Not at all masterful. And I subconsciously knew this because each night, I’d take out the notepad and look it over again. And each time, it just didn’t look right. [Or feel right.]
Recalculating:
Projecting that there might be trouble with the timing of one check, I ran two new lists. One with three checks, and one with four checks.
From both columns, I took 25% off the top for taxes.
Then I took 40% of the net for savings.
The remaining 60% (of net) was divided equally between the travel, insurance and auto maintenance funds.

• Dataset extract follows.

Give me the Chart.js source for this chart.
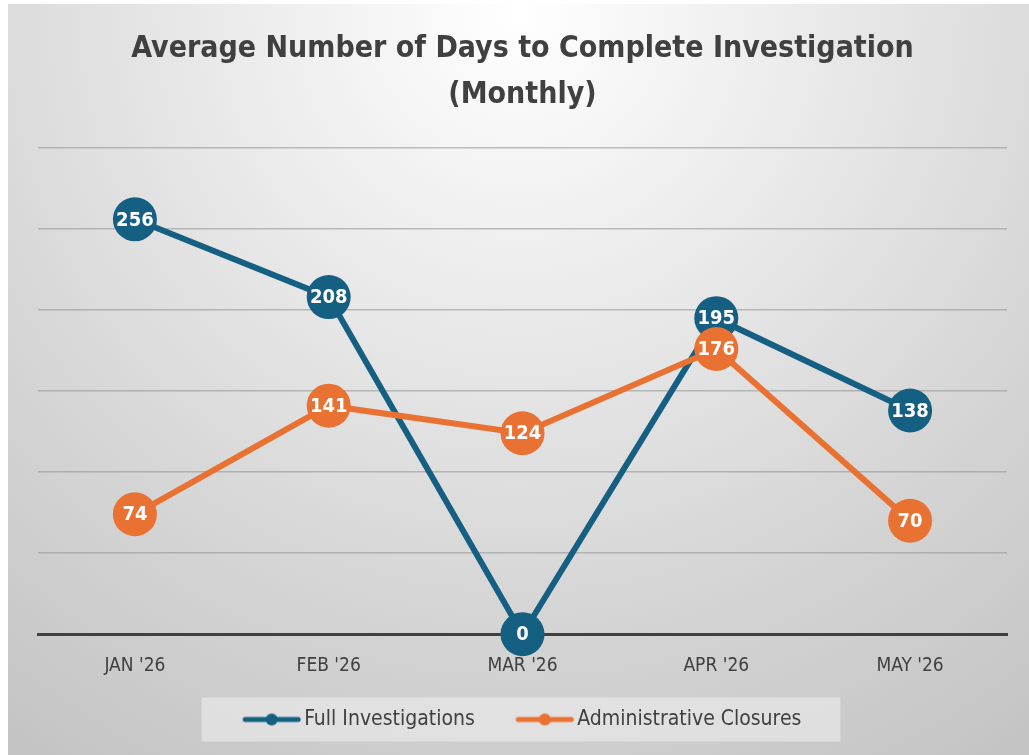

Once again, the house gets neglected but I have a good reason this time. Once money is in the House fund, it’s never coming back out until I buy a house. Right now, it’s more important for me to have available cash flow in the areas there will definitely be spending in the next six or so months. So you see? Logical, clean, simple. I can use these ratios in the future for any irregular income without having to agonize over which should get more.
Well worth hearing that aggravatingly measured voice in my head.
June 16, 2009
As previously alluded to, my future state of employment remains uncertain, the couple few things in the hopper remain hopping.
In the meantime, I’ve blocked off two chunks of time in July for travel: New York City and San Diego!
New York, for a week: This is a completely spontaneous trip spawned of determination (details later) and a need to have plans. It’s completely unbudgeted but I’m using a free flight voucher and crashing with friends to keep costs down to food and more food. Maybe even drinks!
I’ve got potential flights picked out and some consideration was given to staying in a hotel for a couple of nights because my friends with whom I’m bunking for most of the stay are way down south, far away from city action. Thus far, this has not panned out as my Hilton Honors points are nigh on useless in New York, a Category 5 and 6 hotel town, for more than a single night’s stay. I’ve been collecting those dratted points since 2001 and still haven’t accumulated enough for a respectable stay in the Big Apple. No go on the Marriot and Starwood fronts, either, I haven’t concentrated on accumulating points from them.
Oh well, I might try to grab a cheapie hotel deal for somewhere in the neighborhood of $80/night, or I might just suck it up and not spend on a hotel at all.
Shockingly (or not), I don’t plan to do any shopping. Just a lot of sightseeing, eating, and walking around getting to know New York. I should have some freelance work on the boil by then, and if so, I’ll take my lappy to Central Park for a nice day of work or two.
Couple hundred dollars should do it, right? Depends, if I can meet up with a longtime friend on the East Coast, I might need to take a train ride and spend a little more. It’ll be worth it, though.
San Diego: Comic Con, of course! And this year, I’m giving myself a whole day off before and after the 4.5 day pilgrimage. Ahhh, such luxury!
California, misc: At some point, I need to spend some more time with my dragon-nephew before he gets too big for me to tote around.